A team of Cornell University students has designed a security lock that opens after verifying a stored gesture pattern.
“The idea is to create a box like assembly, in which the user places his hand, makes a defined gesture and unlocks the system. Basically, there is a mechanism that allows the user to save a gesture pattern,” a team rep wrote on the project’s official page.
“Once that is done, the system goes in lock state. When the user enters his hand in the box, he tries to recreate the same pattern. If he is able to do so, the system unlocks. If unable to, the system remains locked.”
According to the rep, the project was inspired by a popular mobile phone unlock feature where a user draws a pattern on the screen to activate the device.

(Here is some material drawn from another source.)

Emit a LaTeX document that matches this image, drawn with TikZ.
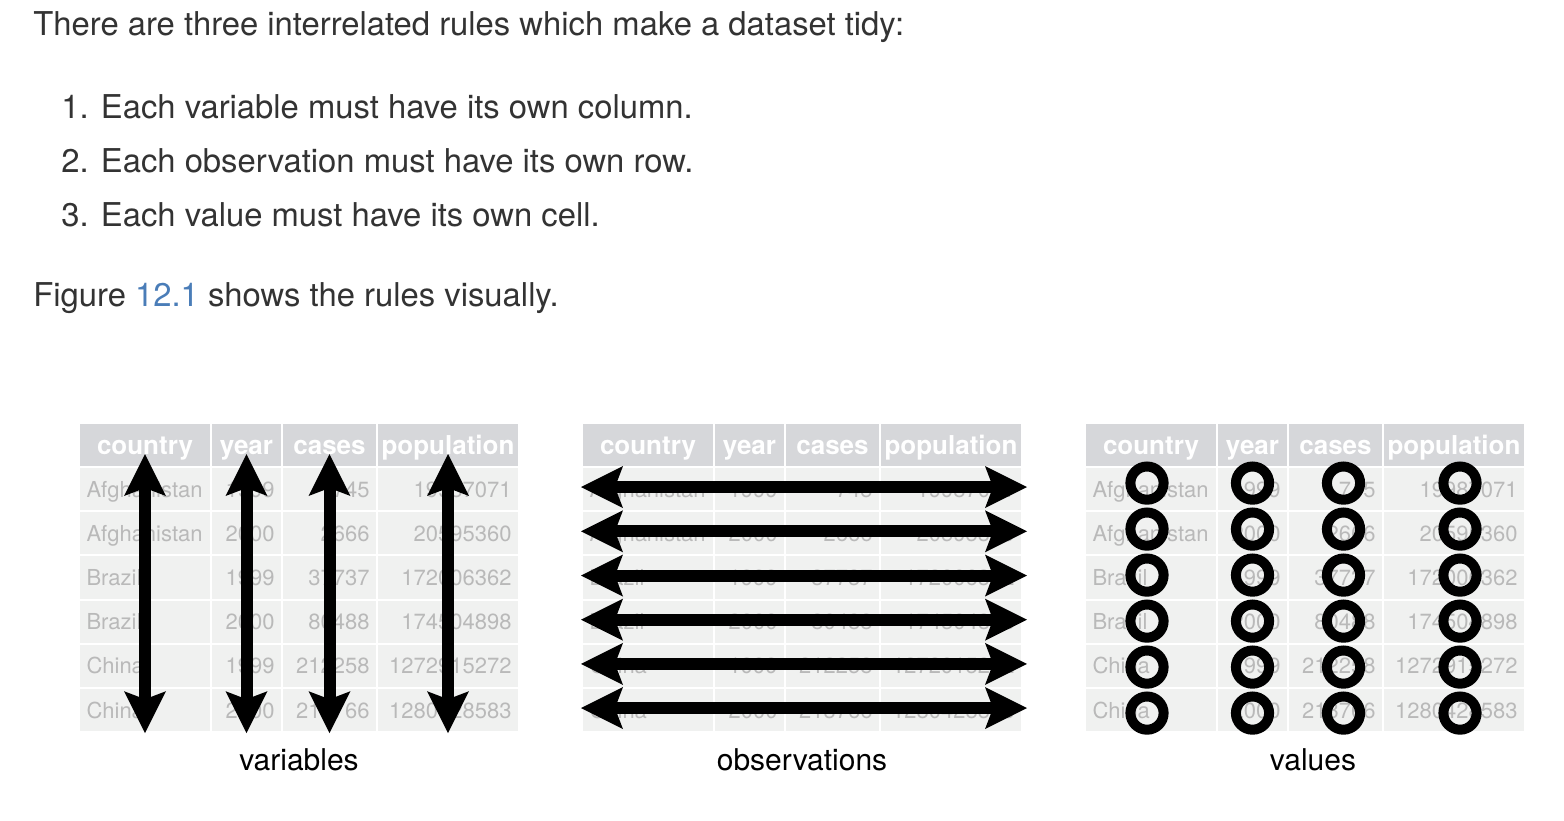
\documentclass[tikz,border=0pt]{standalone}
\usepackage{fontspec}
\setmainfont{TeX Gyre Heros}
\usetikzlibrary{arrows.meta}
\definecolor{prose}{HTML}{333333}
\definecolor{linkblue}{HTML}{4A7DB8}
\definecolor{headgray}{HTML}{D6D7DA}
\definecolor{cellgray}{HTML}{F0F1F0}
\definecolor{valuegray}{HTML}{B9B9B9}
\tikzset{>={Stealth[length=21pt,width=21pt,inset=4pt,line width=0pt]}}

\begin{document}
\begin{tikzpicture}[x=0.5pt,y=-0.5pt]
  \tikzstyle{para}=[anchor=base west,inner sep=0pt,text=prose,font=\fontsize{16.4}{19}\selectfont]
  \tikzstyle{head}=[draw=white,line width=1pt,fill=headgray,text=white,font=\fontsize{13}{15}\selectfont\bfseries,
                    minimum height=22pt,inner sep=0pt,text height=9.4pt,text depth=0pt]
  \tikzstyle{cell}=[draw=white,line width=1pt,fill=cellgray,text=valuegray,font=\fontsize{11}{13}\selectfont,
                    minimum height=22.1pt,inner xsep=3.75pt,inner ysep=0pt,text height=8pt,text depth=0pt]
  \tikzstyle{bigarrow}=[<->,line width=6pt]
  \tikzstyle{ring}=[line width=5pt]
  \tikzstyle{caption}=[anchor=base,inner sep=0pt,font=\fontsize{15}{18}\selectfont]

  \fill[white] (0,0) rectangle (1564,820);
  \useasboundingbox (0,0) rectangle (1564,820);

  \node[para] (intro)  at (33,35)  {There are three interrelated rules which make a dataset tidy:};
  \node[para] (rule1)  at (61,118) {1. Each variable must have its own column.};
  \node[para] (rule2)  at (61,172) {2. Each observation must have its own row.};
  \node[para] (rule3)  at (61,226) {3. Each value must have its own cell.};
  \node[para] (figref) at (33,306) {Figure \textcolor{linkblue}{12.1} shows the rules visually.};

  \foreach \t/\tx in {1/79,2/582,3/1085}{
    \foreach \c/\cx/\cw/\cname in {1/0/132/country,2/132/71/year,3/203/95/cases,4/298/142/population}
      \node[head,minimum width=\cw*0.5pt] (h\t\c) at (\tx+\cx+\cw/2,445) {\cname};
    \foreach \r/\cou/\yr/\cas/\pop in {1/Afghanistan/1999/745/19987071,2/Afghanistan/2000/2666/20595360,
                                      3/Brazil/1999/37737/172006362,4/Brazil/2000/80488/174504898,
                                      5/China/1999/212258/1272915272,6/China/2000/213766/1280428583}{
      \node[cell,text width=58.5pt,align=left] (c\t\r1) at (\tx+66,489.1+44.2*\r-44.2) {\cou};
      \foreach \c/\cx/\cw/\val in {2/132/71/\yr,3/203/95/\cas,4/298/142/\pop}{
        \pgfmathsetmacro\tw{\cw*0.5-7.5}
        \node[cell,text width=\tw pt,align=right] (c\t\r\c) at (\tx+\cx+\cw/2,489.1+44.2*\r-44.2) {\val};
      }
    }
  }

  \foreach \c in {1,...,4}
    \draw[bigarrow] ([yshift=-4.5pt]h1\c.center) -- (c16\c.south);

  \foreach \r in {1,...,6}
    \draw[bigarrow] ([shift={(0,-2)}]c2\r1.west) -- ([shift={(4,-2)}]c2\r4.east);

  \foreach \r in {1,...,6}
    \foreach \c/\dx in {1/-4,2/0,3/8,4/6}
      \draw[ring] ([shift={(\dx,1.8*\r-7.8)}]c3\r\c.center) circle (16.6);

  \node[caption] (vars) at (299,770)  {variables};
  \node[caption] (obs)  at (802,770)  {observations};
  \node[caption] (vals) at (1313,770) {values};
\end{tikzpicture}
\end{document}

“We wanted to create a similar system which could be used in any security application, as simple as opening the door of the house based on the gesture,” the rep explained. “The attractive feature of the project is that the user makes the pattern in the air and not on any surface. Also, we have given the user the flexibility of changing the pattern whenever he wishes to do so.”
The gesture-based security lock is powered by Atmel’s versatile ATmega1284P microcontroller (MCU), a custom PCB and an IR proximity sensor. Additional key components include a three-pin jumper cable, breadboard, power supply, toggle switch, push button, LEDs, 330ohm resistors, assorted wires and a cardboard frame. On the software side, the project employs a series of algorithms for switches/inputs, store mode, pattern matching and four channel ADC multiplexing.
“Overall, our system performs satisfactorily and can be effectively used to create a gesture-based secure unlock,” the team rep concluded. “Given more time and budget, we could have made the system 3D. Changes in the third dimension could be used to model the system, [thereby] increasing system accuracy and giving the user another dimension for creating the patterns.”